• **REQUIRED TASK**
Restate each line word for word. Leave out every picture.

* Start COLLECTED MATERIAL *

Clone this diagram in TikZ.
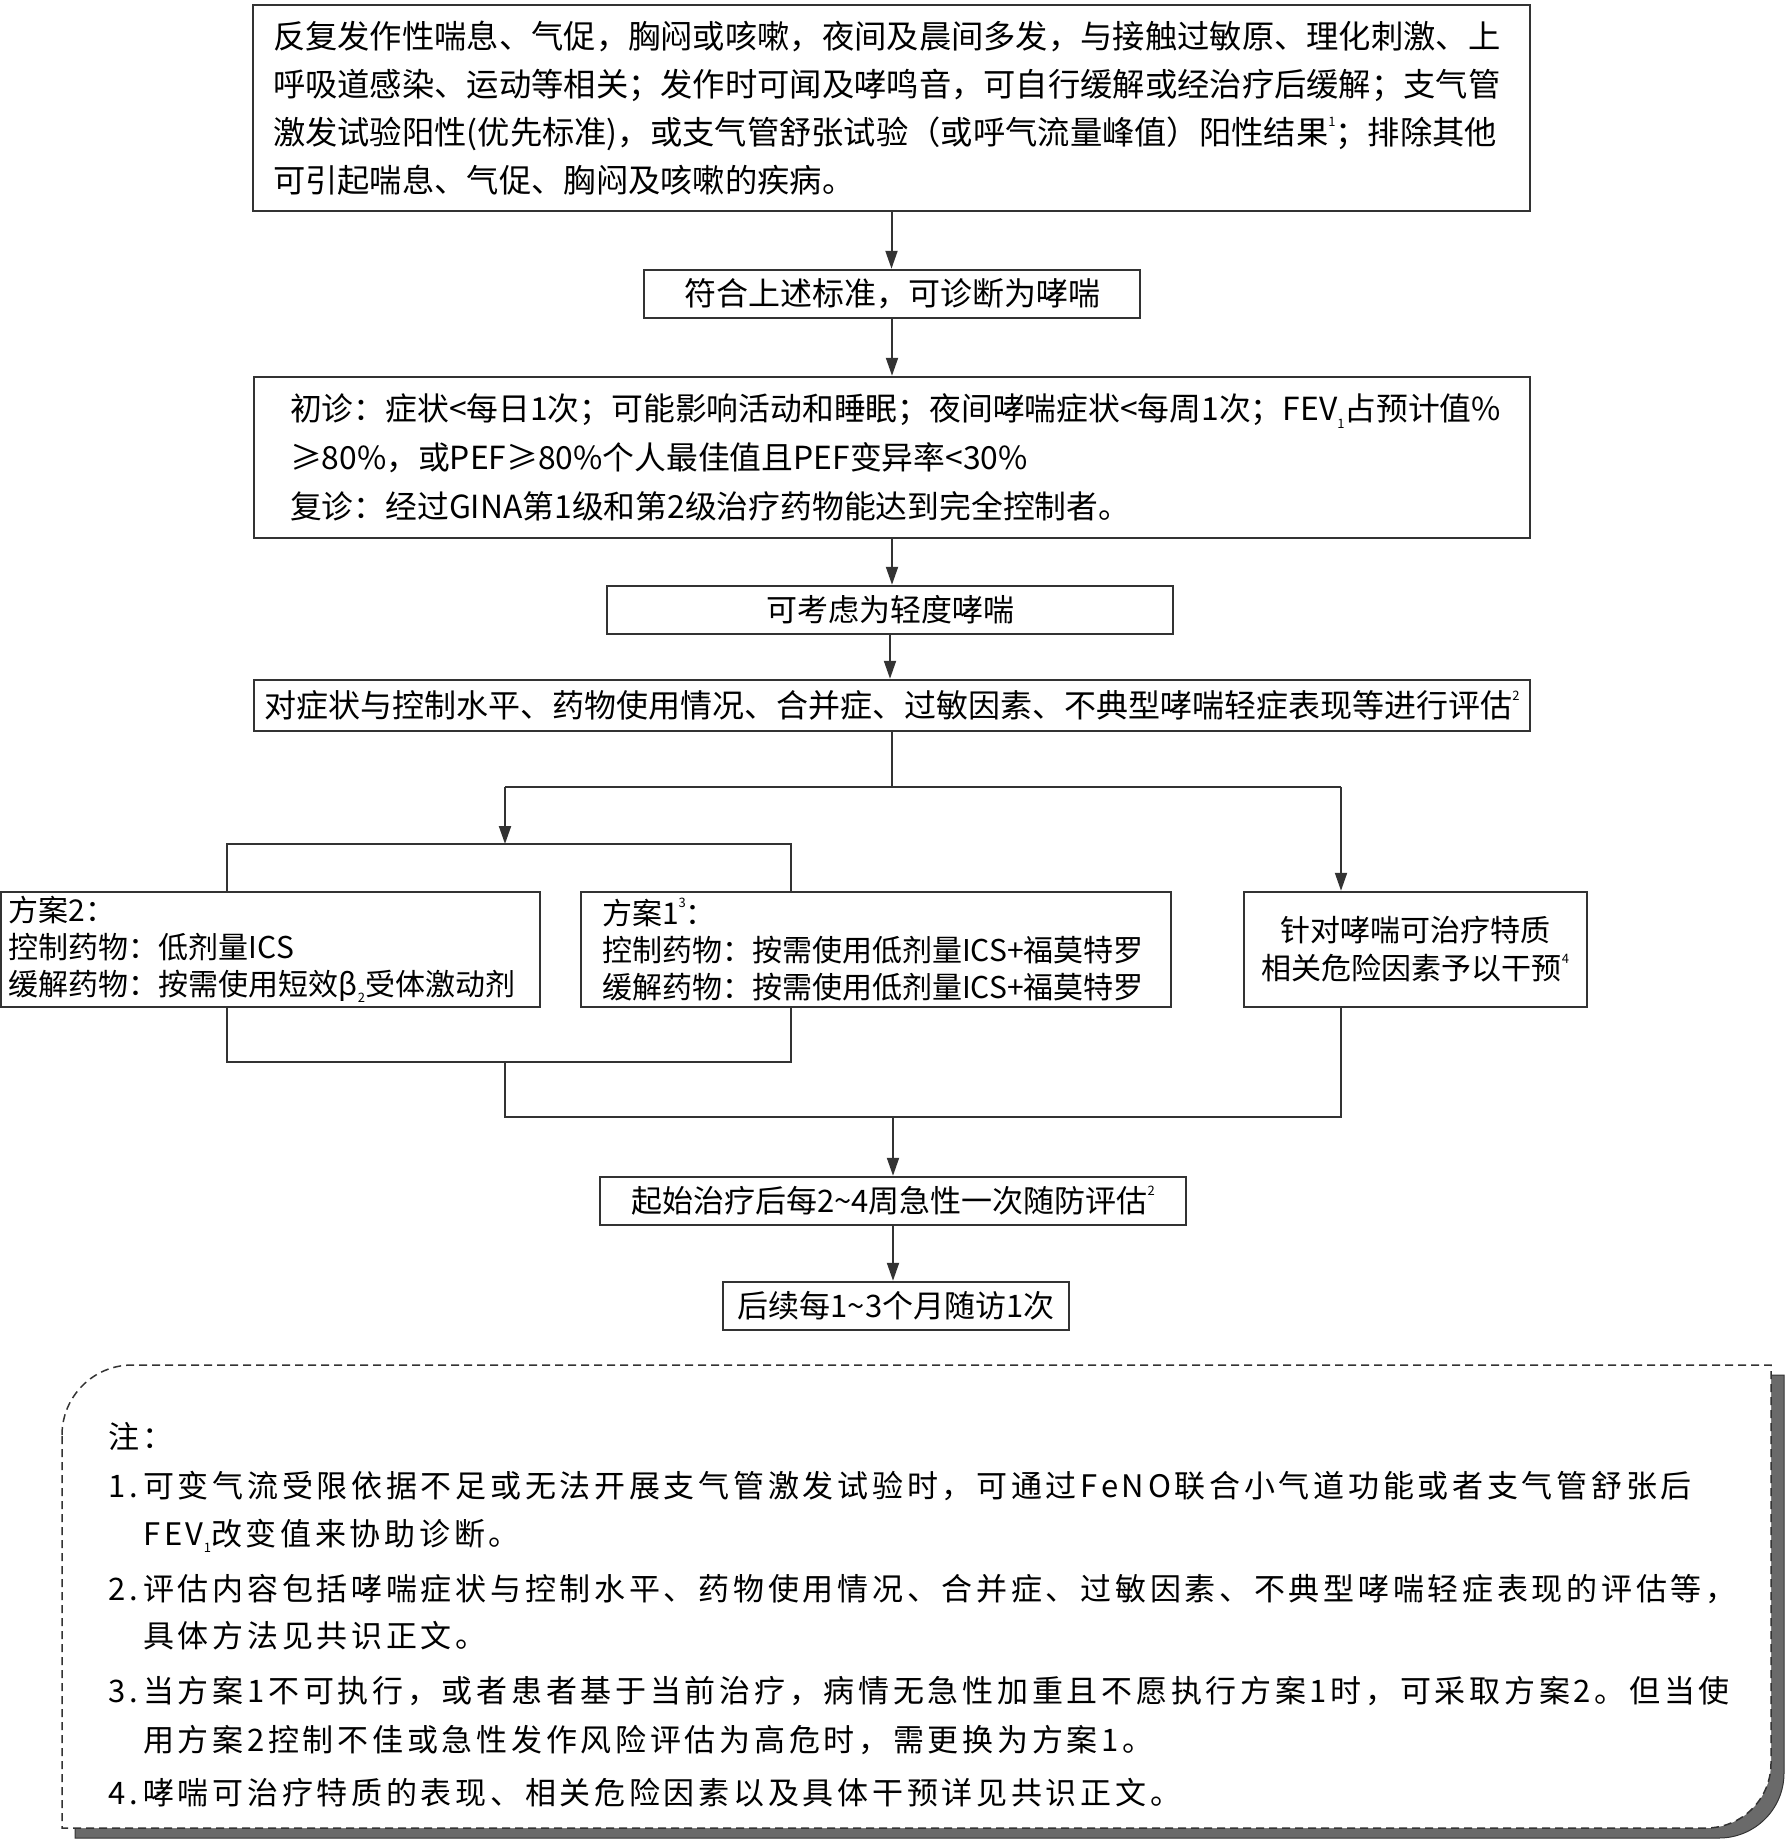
\documentclass[tikz,border=0pt]{standalone}
\usepackage{fontspec}
\setmainfont{Noto Sans CJK SC}
\newfontfamily\notefont{Noto Sans CJK SC}[LetterSpace=12]
\usetikzlibrary{arrows.meta}
\definecolor{ln}{HTML}{333333}
\definecolor{shd}{HTML}{6A6A6A}
\newcommand\mysup[1]{\raisebox{0.55em}{\fontsize{13pt}{13pt}\selectfont #1}}
\newcommand\mysub[1]{\raisebox{-0.25em}{\fontsize{13pt}{13pt}\selectfont #1}}
\newcommand\fsz[2]{\fontsize{#1pt}{#2pt}\selectfont}
\newcommand\tld{\char"007E\relax}
\begin{document}
\begin{tikzpicture}[x=1pt,y=-1pt,
  box/.style={draw=ln, line width=2.5pt, fill=white, inner sep=0pt, text=black},
  conn/.style={draw=ln, line width=2pt},
  arr/.style={conn, -{Triangle[length=18pt,width=12pt]}},
  note/.style={anchor=base west, inner sep=0pt, font=\notefont\fsz{31}{31}}
]
\useasboundingbox (0,0) rectangle (1787,1842);
\fill[white] (0,0) rectangle (1787,1842);

% main flow boxes
\node[box, minimum width=1277pt, minimum height=206pt, text width=1237pt, align=left, font=\fsz{32.3}{48}] (b1) at (891.5,108)
{反复发作性喘息、气促，胸闷或咳嗽，夜间及晨间多发，与接触过敏原、理化刺激、上\\
呼吸道感染、运动等相关；发作时可闻及哮鸣音，可自行缓解或经治疗后缓解；支气管\\
激发试验阳性(优先标准)，或支气管舒张试验（或呼气流量峰值）阳性结果\mysup{1}；排除其他\\
可引起喘息、气促、胸闷及咳嗽的疾病。};

\node[box, minimum width=496pt, minimum height=48pt, font=\fsz{32}{40}] (b2) at (892,294) {符合上述标准，可诊断为哮喘};

\node[box, minimum width=1276pt, minimum height=161pt, text width=1204pt, align=left, font=\fsz{31.8}{49}] (b3) at (892,457.5)
{初诊：症状<每日1次；可能影响活动和睡眠；夜间哮喘症状<每周1次；FEV\mysub{1}占预计值\%\\
≥80\%，或PEF≥80\%个人最佳值且PEF变异率<30\%\\
复诊：经过GINA第1级和第2级治疗药物能达到完全控制者。};

\node[box, minimum width=566pt, minimum height=48pt, font=\fsz{31}{40}] (b4) at (890,610) {可考虑为轻度哮喘};

\node[box, minimum width=1276pt, minimum height=51pt, font=\fsz{32}{40}] (b5) at (892,705.5)
{对症状与控制水平、药物使用情况、合并症、过敏因素、不典型哮喘轻症表现等进行评估\mysup{2}};

\node[box, minimum width=539pt, minimum height=115pt, text width=523pt, align=left, font=\fsz{30}{37}] (p2) at (270.5,949.5)
{方案2：\\
控制药物：低剂量ICS\\
缓解药物：按需使用短效β\mysub{2}受体激动剂};

\node[box, minimum width=590pt, minimum height=115pt, text width=548pt, align=left, font=\fsz{30}{37}] (p1) at (876,949.5)
{方案1\mysup{3}：\\
控制药物：按需使用低剂量ICS+福莫特罗\\
缓解药物：按需使用低剂量ICS+福莫特罗};

\node[box, minimum width=343pt, minimum height=115pt, align=center, font=\fsz{30}{38}] (rb) at (1415.5,949.5)
{针对哮喘可治疗特质\\
相关危险因素予以干预\mysup{4}};

\node[box, minimum width=586pt, minimum height=48pt, font=\fsz{31}{40}] (s1) at (893,1201)
{起始治疗后每2\tld 4周急性一次随防评估\mysup{2}};

\node[box, minimum width=346pt, minimum height=48pt, font=\fsz{31}{40}] (s2) at (896,1306)
{后续每1\tld 3个月随访1次};

% connectors
\draw[arr] (b1.south) -- (b1.south |- b2.north);
\draw[arr] (b2.south) -- (b2.south |- b3.north);
\draw[arr] (b3.south) -- (b3.south |- b4.north);
\draw[arr] (b4.south) -- (b4.south |- b5.north);

\coordinate (j1) at (892,787);
\coordinate (jL) at (505,787);
\coordinate (jR) at (1341,787);
\coordinate (bl) at (227,844);
\coordinate (br) at (791,844);
\draw[conn] (b5.south) -- (j1);
\draw[conn] (jL) -- (jR);
\draw[arr] (jL) -- (jL |- bl);
\draw[arr] (jR) -- (jR |- rb.north);
\draw[conn] (bl |- p2.north) -- (bl) -- (br) -- (br |- p1.north);

\coordinate (ll) at (227,1062);
\coordinate (lr) at (791,1062);
\coordinate (lm) at (505,1062);
\coordinate (m2) at (505,1117);
\coordinate (m3) at (1341,1117);
\coordinate (m4) at (893,1117);
\draw[conn] (ll |- p2.south) -- (ll) -- (lr) -- (lr |- p1.south);
\draw[conn] (lm) -- (m2) -- (m3) -- (m3 |- rb.south);
\draw[arr] (m4) -- (m4 |- s1.north);
\draw[arr] (s1.south) -- (s1.south |- s2.north);

% notes panel
\filldraw[fill=shd, draw=ln, line width=1pt, shift={(13,10)}]
  (62,1435) .. controls (62,1396.4) and (93.4,1365) .. (132,1365) -- (1771,1365) -- (1771,1763)
  .. controls (1771,1799.5) and (1741.5,1828) .. (1706,1828) -- (62,1828) -- cycle;
\filldraw[fill=white, draw=ln, line width=1.5pt, dash pattern=on 8pt off 5pt]
  (62,1435) .. controls (62,1396.4) and (93.4,1365) .. (132,1365) -- (1771,1365) -- (1771,1763)
  .. controls (1771,1799.5) and (1741.5,1828) .. (1706,1828) -- (62,1828) -- cycle;

\node[note] (n0) at (108,1448) {注：};
\node[note] (n1) at (108,1497) {\makebox[35pt][l]{1.}可变气流受限依据不足或无法开展支气管激发试验时，可通过FeNO联合小气道功能或者支气管舒张后};
\node[note] (n1b) at (143,1545) {FEV\mysub{1}改变值来协助诊断。};
\node[note] (n2) at (108,1600) {\makebox[35pt][l]{2.}评估内容包括哮喘症状与控制水平、药物使用情况、合并症、过敏因素、不典型哮喘轻症表现的评估等，};
\node[note] (n2b) at (143,1647) {具体方法见共识正文。};
\node[note] (n3) at (108,1702) {\makebox[35pt][l]{3.}当方案1不可执行，或者患者基于当前治疗，病情无急性加重且不愿执行方案1时，可采取方案2。但当使};
\node[note] (n3b) at (143,1751) {用方案2控制不佳或急性发作风险评估为高危时，需更换为方案1。};
\node[note] (n4) at (108,1804) {\makebox[35pt][l]{4.}哮喘可治疗特质的表现、相关危险因素以及具体干预详见共识正文。};
\end{tikzpicture}
\end{document}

* End COLLECTED MATERIAL *

• **WRITTEN SOLUTION**
Clone this diagram in TikZ.
\documentclass[tikz,border=0pt]{standalone}
\usepackage{fontspec}
\setmainfont{Noto Sans CJK SC}
\newfontfamily\notefont{Noto Sans CJK SC}[LetterSpace=12]
\usetikzlibrary{arrows.meta}
\definecolor{ln}{HTML}{333333}
\definecolor{shd}{HTML}{6A6A6A}
\newcommand\mysup[1]{\raisebox{0.55em}{\fontsize{13pt}{13pt}\selectfont #1}}
\newcommand\mysub[1]{\raisebox{-0.25em}{\fontsize{13pt}{13pt}\selectfont #1}}
\newcommand\fsz[2]{\fontsize{#1pt}{#2pt}\selectfont}
\newcommand\tld{\char"007E\relax}
\begin{document}
\begin{tikzpicture}[x=1pt,y=-1pt,
  box/.style={draw=ln, line width=2.5pt, fill=white, inner sep=0pt, text=black},
  conn/.style={draw=ln, line width=2pt},
  arr/.style={conn, -{Triangle[length=18pt,width=12pt]}},
  note/.style={anchor=base west, inner sep=0pt, font=\notefont\fsz{31}{31}}
]
\useasboundingbox (0,0) rectangle (1787,1842);
\fill[white] (0,0) rectangle (1787,1842);

% main flow boxes
\node[box, minimum width=1277pt, minimum height=206pt, text width=1237pt, align=left, font=\fsz{32.3}{48}] (b1) at (891.5,108)
{反复发作性喘息、气促，胸闷或咳嗽，夜间及晨间多发，与接触过敏原、理化刺激、上\\
呼吸道感染、运动等相关；发作时可闻及哮鸣音，可自行缓解或经治疗后缓解；支气管\\
激发试验阳性(优先标准)，或支气管舒张试验（或呼气流量峰值）阳性结果\mysup{1}；排除其他\\
可引起喘息、气促、胸闷及咳嗽的疾病。};

\node[box, minimum width=496pt, minimum height=48pt, font=\fsz{32}{40}] (b2) at (892,294) {符合上述标准，可诊断为哮喘};

\node[box, minimum width=1276pt, minimum height=161pt, text width=1204pt, align=left, font=\fsz{31.8}{49}] (b3) at (892,457.5)
{初诊：症状<每日1次；可能影响活动和睡眠；夜间哮喘症状<每周1次；FEV\mysub{1}占预计值\%\\
≥80\%，或PEF≥80\%个人最佳值且PEF变异率<30\%\\
复诊：经过GINA第1级和第2级治疗药物能达到完全控制者。};

\node[box, minimum width=566pt, minimum height=48pt, font=\fsz{31}{40}] (b4) at (890,610) {可考虑为轻度哮喘};

\node[box, minimum width=1276pt, minimum height=51pt, font=\fsz{32}{40}] (b5) at (892,705.5)
{对症状与控制水平、药物使用情况、合并症、过敏因素、不典型哮喘轻症表现等进行评估\mysup{2}};

\node[box, minimum width=539pt, minimum height=115pt, text width=523pt, align=left, font=\fsz{30}{37}] (p2) at (270.5,949.5)
{方案2：\\
控制药物：低剂量ICS\\
缓解药物：按需使用短效β\mysub{2}受体激动剂};

\node[box, minimum width=590pt, minimum height=115pt, text width=548pt, align=left, font=\fsz{30}{37}] (p1) at (876,949.5)
{方案1\mysup{3}：\\
控制药物：按需使用低剂量ICS+福莫特罗\\
缓解药物：按需使用低剂量ICS+福莫特罗};

\node[box, minimum width=343pt, minimum height=115pt, align=center, font=\fsz{30}{38}] (rb) at (1415.5,949.5)
{针对哮喘可治疗特质\\
相关危险因素予以干预\mysup{4}};

\node[box, minimum width=586pt, minimum height=48pt, font=\fsz{31}{40}] (s1) at (893,1201)
{起始治疗后每2\tld 4周急性一次随防评估\mysup{2}};

\node[box, minimum width=346pt, minimum height=48pt, font=\fsz{31}{40}] (s2) at (896,1306)
{后续每1\tld 3个月随访1次};

% connectors
\draw[arr] (b1.south) -- (b1.south |- b2.north);
\draw[arr] (b2.south) -- (b2.south |- b3.north);
\draw[arr] (b3.south) -- (b3.south |- b4.north);
\draw[arr] (b4.south) -- (b4.south |- b5.north);

\coordinate (j1) at (892,787);
\coordinate (jL) at (505,787);
\coordinate (jR) at (1341,787);
\coordinate (bl) at (227,844);
\coordinate (br) at (791,844);
\draw[conn] (b5.south) -- (j1);
\draw[conn] (jL) -- (jR);
\draw[arr] (jL) -- (jL |- bl);
\draw[arr] (jR) -- (jR |- rb.north);
\draw[conn] (bl |- p2.north) -- (bl) -- (br) -- (br |- p1.north);

\coordinate (ll) at (227,1062);
\coordinate (lr) at (791,1062);
\coordinate (lm) at (505,1062);
\coordinate (m2) at (505,1117);
\coordinate (m3) at (1341,1117);
\coordinate (m4) at (893,1117);
\draw[conn] (ll |- p2.south) -- (ll) -- (lr) -- (lr |- p1.south);
\draw[conn] (lm) -- (m2) -- (m3) -- (m3 |- rb.south);
\draw[arr] (m4) -- (m4 |- s1.north);
\draw[arr] (s1.south) -- (s1.south |- s2.north);

% notes panel
\filldraw[fill=shd, draw=ln, line width=1pt, shift={(13,10)}]
  (62,1435) .. controls (62,1396.4) and (93.4,1365) .. (132,1365) -- (1771,1365) -- (1771,1763)
  .. controls (1771,1799.5) and (1741.5,1828) .. (1706,1828) -- (62,1828) -- cycle;
\filldraw[fill=white, draw=ln, line width=1.5pt, dash pattern=on 8pt off 5pt]
  (62,1435) .. controls (62,1396.4) and (93.4,1365) .. (132,1365) -- (1771,1365) -- (1771,1763)
  .. controls (1771,1799.5) and (1741.5,1828) .. (1706,1828) -- (62,1828) -- cycle;

\node[note] (n0) at (108,1448) {注：};
\node[note] (n1) at (108,1497) {\makebox[35pt][l]{1.}可变气流受限依据不足或无法开展支气管激发试验时，可通过FeNO联合小气道功能或者支气管舒张后};
\node[note] (n1b) at (143,1545) {FEV\mysub{1}改变值来协助诊断。};
\node[note] (n2) at (108,1600) {\makebox[35pt][l]{2.}评估内容包括哮喘症状与控制水平、药物使用情况、合并症、过敏因素、不典型哮喘轻症表现的评估等，};
\node[note] (n2b) at (143,1647) {具体方法见共识正文。};
\node[note] (n3) at (108,1702) {\makebox[35pt][l]{3.}当方案1不可执行，或者患者基于当前治疗，病情无急性加重且不愿执行方案1时，可采取方案2。但当使};
\node[note] (n3b) at (143,1751) {用方案2控制不佳或急性发作风险评估为高危时，需更换为方案1。};
\node[note] (n4) at (108,1804) {\makebox[35pt][l]{4.}哮喘可治疗特质的表现、相关危险因素以及具体干预详见共识正文。};
\end{tikzpicture}
\end{document}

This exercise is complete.